I've implemented the above in userspace for my own experimentation (not yet ready for public release, but maybe soon.) Nearly everything I've described above can be implemented with relatively straight forward SQL queries and SQLites performance has been everything I could have asked from it (in the neighborhood of ten thousand tags and hundreds of thousands of files.)

Getting file tagging into the kernel level to replace directory hierarchies would be a huge paradigm shift, a very dramatic departure from Unix. To be honest I'm not sure whether or not getting such a system into a kernel would be appropriate or not. Traditional hierarchical file management seems more than sufficient for "system files". But I'm really interested in replacing hierarchical file management from the users' perspective. More or less, put ~/Documents, ~/Downloads, ~/Desktop, etc under control of the tagging system but leave the rest of the system as-is. At least for the proof of concept.

I think a demonstration system could be implemented as a custom desktop environment running on regular old linux, where the open and save dialogs of GUI applications have been replaced with tagging/querying windows. Instead of the user clicking through a few directories to find a file to open or find a directory to save something, they would instead click or type in tags to add or query.
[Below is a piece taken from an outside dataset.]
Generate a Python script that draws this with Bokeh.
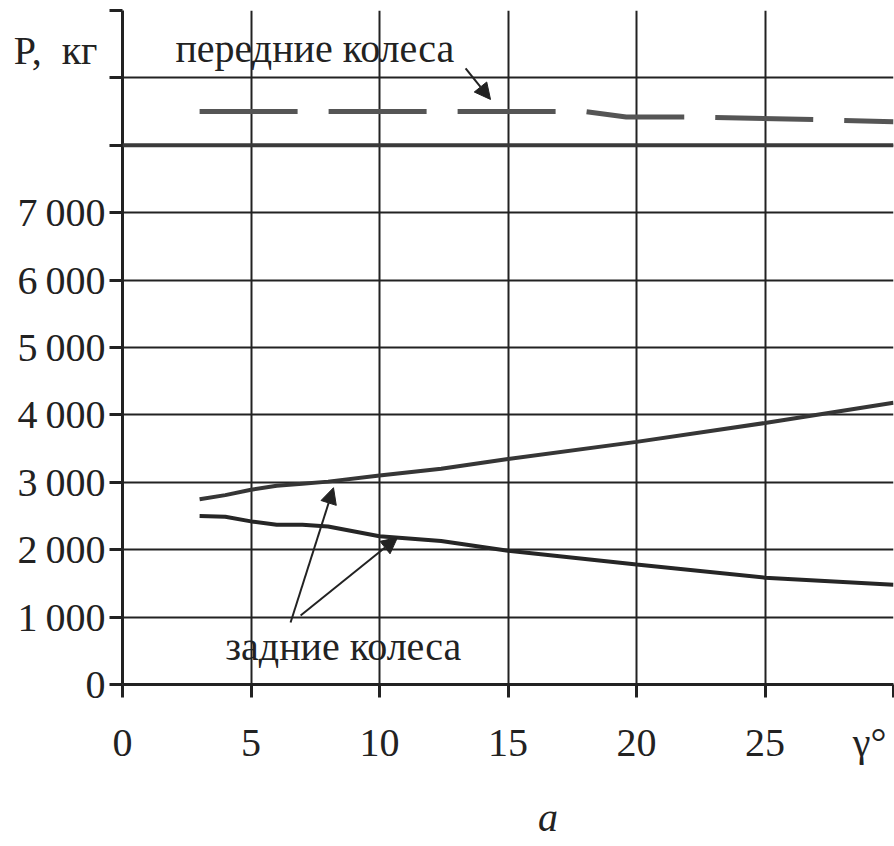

The GUI file manager would likewise be replaced with the GUI frontend to the tagging system.

spockz · on Feb 2, 2019

Wasn’t this the whole idea and purpose of the successor to NTFS which was supposed to ship with Longhorn/Vista? What happened there?

asveikau · on Feb 3, 2019

The story I heard was that performance sucked. Granted it could have sucked for other reasons, as other failed efforts like writing more OS components in C# were happening at the same time.

darkpuma · on Feb 3, 2019

WinFS. I don't know much about it, but I understand it was to have some properties similar to what I've described.